> I am trying to select the observations in a data set
> that meet the following criteria:
> Variables: SA, AD, RS, SP (there are other variables
> but these are what is needed
> to do the selection).
> When SA(i) equals SA(j) and AD(i) is not equal
> to AD(j)
Not sure what this means ... normally, you don't select an observation based upon the value of the same variable in another observation. Do you mean select observation (i) when the value of SA equals the value of SA in some other observation (j), along with AD conditions?
If you really want to select an observation based upon a general condition where SA equals the value of SA in some other observation (plus AD conditions), where the other observation could be anywhere in the data set, I think you'd need PROC IML.
Am I understanding you properly?
Message was edited by: Paige
What I mean is that if two observations have the same SA value, then select the one with the higher AD value. If it turns out that their AD values are also the same, then select the one with the higher RS value.
Any observation whose SP value is equal to Yd or Tl or Ng should not be selected.
All observations which have unique SA values will be selected.
(I used i and j to identify any two given observations. I hope the situation is clearer now).

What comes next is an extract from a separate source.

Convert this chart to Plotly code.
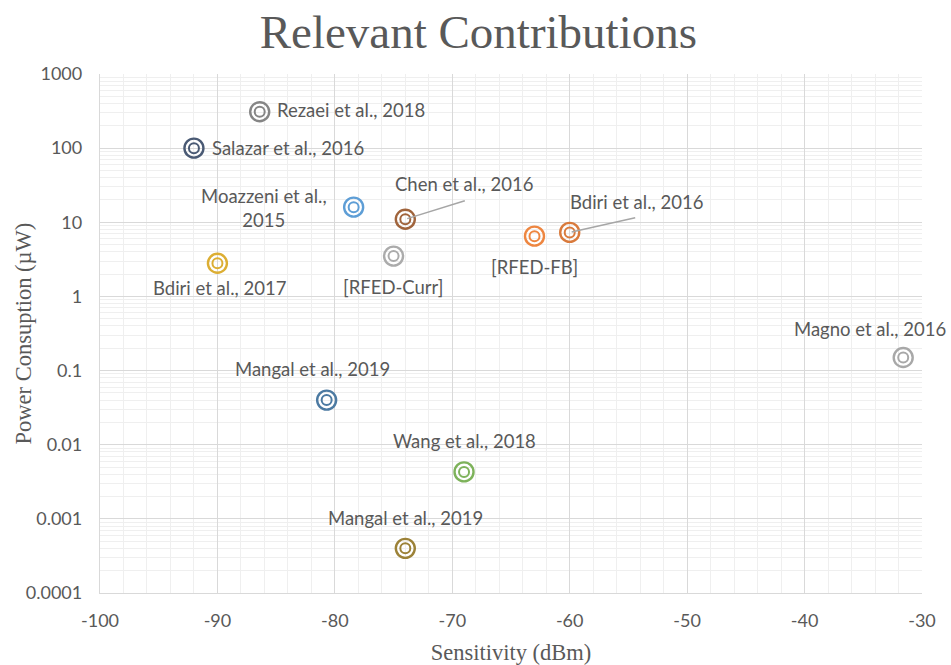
import plotly.graph_objects as go
import math

# Contributions: sensitivity (dBm) vs power consumption (uW)
labels = [
    "Rezaei et al., 2018",
    "Salazar et al., 2016",
    "Moazzeni et al.,<br>2015",
    "Chen et al., 2016",
    "[RFED-Curr]",
    "[RFED-FB]",
    "Bdiri et al., 2016",
    "Bdiri et al., 2017",
    "Magno et al., 2016",
    "Mangal et al., 2019",
    "Wang et al., 2018",
    "Mangal et al., 2019",
]
sensitivity = [-86.4, -92, -78.4, -74, -75, -63, -60, -90, -31.6, -80.7, -69, -74]
power = [310, 100, 16, 11, 3.5, 6.5, 7.3, 2.8, 0.15, 0.04, 0.0043, 0.0004]
colors = [
    "#858585", "#4a5a74", "#5e9ed6", "#a0643c", "#ababab", "#ee8640",
    "#d97a3c", "#dcae33", "#a8a8a8", "#4c7aa2", "#7db25a", "#9c8238",
]

# label placement: (xanchor, xshift, yshift, leader line end offset or None)
placement = [
    ("left", 15, 2, None),
    ("left", 16, 0, None),
    ("center", -90, -1, None),
    ("center", 59, 35, (61, -19)),
    ("center", 0, -31, None),
    ("center", 0, -31, None),
    ("center", 67, 30, (67, -15)),
    ("center", 2, -25, None),
    ("right", 45, 29, None),
    ("center", -14, 31, None),
    ("center", 0, 31, None),
    ("center", 0, 30, None),
]

y_tickvals = [0.0001, 0.001, 0.01, 0.1, 1, 10, 100, 1000]
y_ticktext = ["0.0001", "0.001", "0.01", "0.1", "1", "10", "100", "1000"]
x_tickvals = [-100, -90, -80, -70, -60, -50, -40, -30]
x_ticktext = ["-100", "-90", "-80", "-70", "-60", "-50", "-40", "-30"]

sans = "Lato, Carlito, sans-serif"
label_font = dict(family=sans, size=18.5, color="#595959")
tick_font = dict(family=sans, size=18, color="#595959")
serif = "Liberation Serif, Times New Roman, serif"

fig = go.Figure()

# double-ring markers: outer ring then inner ring
for size, width in [(19, 2.4), (10, 2.0)]:
    fig.add_trace(go.Scatter(
        x=sensitivity, y=power, mode="markers",
        marker=dict(symbol="circle-open", size=size, color=colors,
                    line=dict(width=width, color=colors)),
        showlegend=False, hoverinfo="skip", cliponaxis=False,
    ))

for lab, xv, yv, (anchor, xs, ys, leader) in zip(labels, sensitivity, power, placement):
    if leader is not None:
        # thin grey leader line from the marker towards its label
        fig.add_annotation(
            x=xv, y=math.log10(yv), text=" ", showarrow=True,
            ax=leader[0], ay=leader[1], arrowhead=0, arrowwidth=1.5,
            arrowcolor="#a6a6a6", standoff=2, startstandoff=0,
            font=dict(size=1),
        )
    fig.add_annotation(
        x=xv, y=math.log10(yv), text=lab, showarrow=False,
        xanchor=anchor, yanchor="middle", xshift=xs, yshift=ys,
        font=label_font, align="center",
    )

# vertical axis title
fig.add_annotation(
    text="Power Consuption (µW)", xref="paper", yref="paper",
    x=-0.0925, y=0.5, xanchor="center", yanchor="middle", textangle=-90,
    showarrow=False, font=dict(family=serif, size=22.5, color="#595959"),
)

fig.update_layout(
    width=951, height=665,
    margin=dict(l=100, r=29, t=74, b=72),
    paper_bgcolor="white", plot_bgcolor="white",
    title=dict(text="Relevant Contributions", x=0.503, xanchor="center",
               y=0.952, yanchor="middle",
               font=dict(family=serif, size=47, color="#595959")),
    xaxis=dict(
        range=[-100, -30], tickvals=x_tickvals, ticktext=x_ticktext,
        automargin=False,
        showgrid=True, gridcolor="#d9d9d9", gridwidth=1.3,
        minor=dict(dtick=2, showgrid=True, gridcolor="#efefef", gridwidth=1),
        zeroline=False, showline=True, linecolor="#d9d9d9", linewidth=1.3,
        ticks="", tickfont=tick_font, ticklabelstandoff=11,
        title=dict(text="Sensitivity (dBm)", standoff=14,
                   font=dict(family=serif, size=22.5, color="#595959")),
    ),
    yaxis=dict(
        type="log", range=[-4, 3], tickvals=y_tickvals, ticktext=y_ticktext,
        automargin=False,
        showgrid=True, gridcolor="#d9d9d9", gridwidth=1.3,
        minor=dict(dtick="D1", showgrid=True, gridcolor="#efefef", gridwidth=1),
        zeroline=False, showline=True, linecolor="#d9d9d9", linewidth=1.3,
        ticks="", ticklabelstandoff=13, tickfont=tick_font,
    ),
)

fig.write_html("out.html")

I still don't think I know enough to actually a the program to do this. Are you comparing all observations to each other? Or selected pairs (triples/quads/etc.) only? If so, how are you selecting the pairs?
But as a guess, does this meet your needs? Sort by SA AD RS. Now things are ordered such that choosing the one you want should be easy.
Given the OP input, what needs to be looked-at are FIRST. and LAST. with "BY GROUP PROCESSING", and possibly using the LAG function, or using a RETAIN statement to capture/retain the prior observation variable/value for comparison to the current variable/value. Take the challenge in smaller components, dealing with each comparison task individually, validate your own developed code (based on available DOC and forum input), and build on the process with each additional comparison rqmt.
Sorry Paige, if I was not explanatory enough, here we go:
In the table below, Observation 1 and Observation 5 have the same SA value, but the DA value of Observation 1 is greater than that of Observation 5 so in reading the data, Observation 1 will be selected but Observation 5 will be dropped.
Again Observation 2 and Observation 13 have the same SA values, and incidentally their AD values are also the same, so here we resort to their RS values (which are not the same). The RS value of Observation 13 is higher, so it will be selected and Observation 2 dropped.
Observations with unique SA values will be selected.
Observations 4, 7, 8, 12 will not be selected because they have the values Tl, Ng, Yd and Tl respectively.
Observation SA AD RS SP
1 15 20 19 Bt
2 18 21 22 Ab
3 16 18 16 Ab
4 10 12 15 Tl
5 15 19 17 Bt
6 20 22 24 Ef
7 13 16 17 Ng
8 26 27 29 Yd
9 22 23 26 Ef
10 24 26 28 Dd
11 23 25 27 Bt
12 27 29 30 Tl
13 18 21 23 Ef
14 21 22 25 Ab
15 12 14 16 Dd
Paige is right. And if - for some reason you didn't specify - the original observation order needs to be preserved then add some kind of observation number up front, then proceed as Paige suggested and finally sort the remaining observations back.